The Cuban government opened on Saturday in Havana, its first wholesale food-market for the private sector as part of the process to update the country’s economic model.
This market center to operate under the name of “Mercabal” will for the moment, only have clients from the non-agricultural cooperatives, explained the Domestic Trade Minister, Mary Blanca Ortega, reports BSS.
The Mercabal sells beans, cigars, soft drinks, beer, sugar, salt, jam, hamburgers, sausage, and chicken.
Blanca Ortega added that “when conditions are right,” the markets will offer their products to the “workers of the gastronomy units”, formerly managed by the state, but which was delivered to its employees to manage since 2008, as part of the reforms in the country, as cited by the daily “Granma.”

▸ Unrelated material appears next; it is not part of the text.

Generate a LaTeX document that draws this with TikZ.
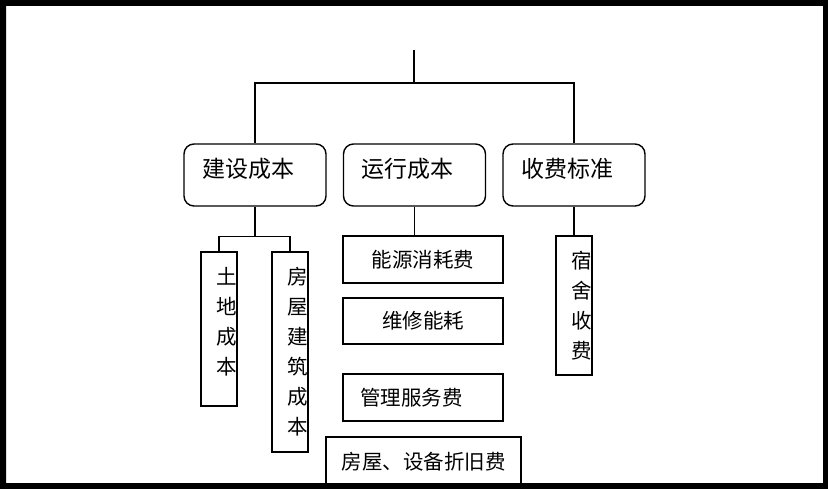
\documentclass[tikz,border=0pt]{standalone}
\usepackage{fontspec}
\setmainfont{Noto Sans CJK SC}
\usetikzlibrary{positioning}

\tikzset{
  topbox/.style={draw, rounded corners=10pt, minimum width=142pt, minimum height=62pt,
    text width=106pt, inner xsep=18pt, inner ysep=0pt, align=left,
    font=\fontsize{23}{28}\selectfont, text height=19pt, text depth=13pt},
  subbox/.style={draw, minimum width=160pt, minimum height=47pt, inner sep=0pt,
    font=\fontsize{20.5}{25}\selectfont},
  vertbox/.style={draw, minimum width=36pt, text width=36pt, inner sep=0pt, align=right,
    font=\fontsize{20.5}{30}\selectfont},
}

\begin{document}
\begin{tikzpicture}[x=1pt, y=-1pt, line width=1.4pt]

  \useasboundingbox (0,0) rectangle (828,489);

  \node[topbox] (jianshe) at (255,175) {建设成本};
  \node[topbox] (yunxing) at (414.5,175) {运行成本};
  \node[topbox] (shoufei) at (574,175) {收费标准};

  \node[vertbox, minimum height=154pt, text depth=106pt] (tudi) at (219,329) {土\\地\\成\\本};
  \node[vertbox, minimum height=200pt] (fangwu) at (290,352) {房\\屋\\建\\筑\\成\\本};

  \node[subbox] (nengyuan) at (423,259.5) {能源消耗费};
  \node[subbox, minimum height=46pt] (weixiu) at (423,321) {维修能耗};
  \node[subbox, text width=126pt, inner xsep=17pt, align=left] (guanli) at (423,397.5) {管理服务费};
  \node[subbox, minimum width=195pt, minimum height=50pt] (zhejiu) at (423.5,462) {房屋、设备折旧费};

  \node[vertbox, minimum height=139pt] (sushe) at (574,305.5) {宿\\舍\\收\\费};

  \coordinate (root) at (414,50);
  \coordinate (fork) at (414,83);

  \draw (root) -- (fork);
  \draw (jianshe.north) |- (fork) -| (shoufei.north);
  \draw (jianshe.south) -- ++(0,30) coordinate (split);
  \draw (tudi.north) |- (split) -| (fangwu.north);
  \draw (yunxing.south) -- (yunxing.south |- nengyuan.north);
  \draw (shoufei.south) -- (sushe.north);

  % frame
  \fill[black, even odd rule] (0,0) rectangle (828,489) (6,6) rectangle (823,483);

\end{tikzpicture}
\end{document}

The newspaper said that the market was part of the reordering process of trade to satisfy one of the most frequent demands of those working in the new types of state management in the country.
When proper conditions are created, the Mercabals will expand to other provinces, depending on the amount of “self-employed” (private) workers existing in these territories, according to the minister.
The new measure benefits the 422 non-agricultural cooperatives existing on the island and is comprised of 12,000 employees, but leaves out the rest of the private entrepreneurs, dedicated mostly to gastronomy, and owners of several of the best restaurants and bars.
At present the private sector comprises over half a million people in Cuba, representing 12 percent of the workforce. Besides gastronomy, the principal private activities are transportation and lodging.
The growth in self-employed workers, describing those who work outside state apparatus, has been the result of the reforms put in place by the government to cut back on the burden of state-owned enterprises.